Good luck with the book.
It is really fascinating to watch / read your character development. Obviously some parts will make it into the book and some won't. At this point, it's just the process that establishes the main protagonist.
Who knows - maybe in the end it will be the Coyote Chronicles instead of the Shadow Chronicles. Or maybe both. I could go for two books instead of one.
Hang tough Joel. The plot will probably reveal itself in a flash ... when you're ready.
Cheers.
Hi Joel,
I like what you are writing. In My life I avoided angering the taxman but then tried a second wife with little success.
I've always thought the plot was hiding in the outline of the story and the better the outline the clearer the plot? That is from the classes I have taken, since I have never written anything, except for the classroom work.
Anyway, finish what you have stared here and you will have something done and done well.
...shadow had enough of cities so he left and moved to the woods. he found a job, amazingly enough working for the state government in a hospital, and even more interestingly was that the hospital gig rarely involved being in a customer contact situation. he rented a trailer in a pasture where an old crusty rancher from the land down under (who still had the first penny he ever made) ran 400 head of cattle. that old coot was despised by the lazy ass locals because he truly earned every dime he ever made and worked like a dog. damn, shadow liked that old man.

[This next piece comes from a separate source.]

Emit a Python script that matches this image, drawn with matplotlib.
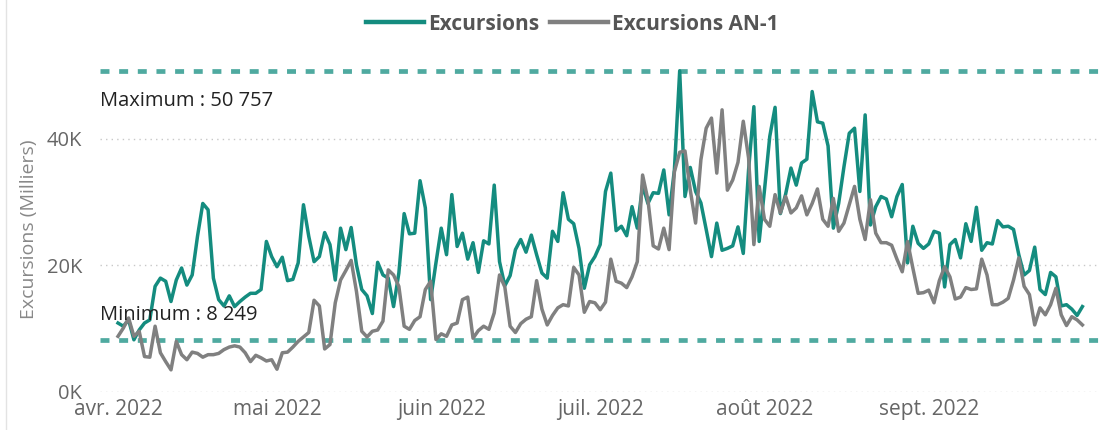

...but his anger never left. it was shadow's involvement with co-workers at the hospital (the people who he once thought he could deal with that now snuck up on him) that now angered him. they were lazy small town hicks with no motivation and quite happy to be "country bumpkin po' folks", but boy did they know how to milk the system. and that really started to irk shadow. "I got to get further back in the woods" he heard the voice in his head.
.............
HA! Like Mike said above..."you been stalking me." Joel?
Who needs some steenkin' plot? Just put the stories in some sort of chronological order and let it rip. Isn't the whole point of being a desert hermit that life isn't scripted for him? It just happens on a day to day basis.
There's enough continutiy in the early years stories that explain how he got to the desert(or how each of us got to our own personal hermitages), but after that it's just how the days interact with him. JMHO. K
I love it! As to my writing, the "plot" just kinda develops as I peck away at the keyboard. Got absolutely no idea where either of my current stories are going...
I'm actually stuck on my book too... I can't think of anything to write. The Ronin has hit the road again, Mai's plane crash-landed, and Chicago is burning. My Muse is stuck.
My book's stuck too, my hero just seems to want to have sex with his neighbors all the time. Doesn't advance the plot, doesn't answer the unanswered questions, and I'm beginning to hate the lucky effer.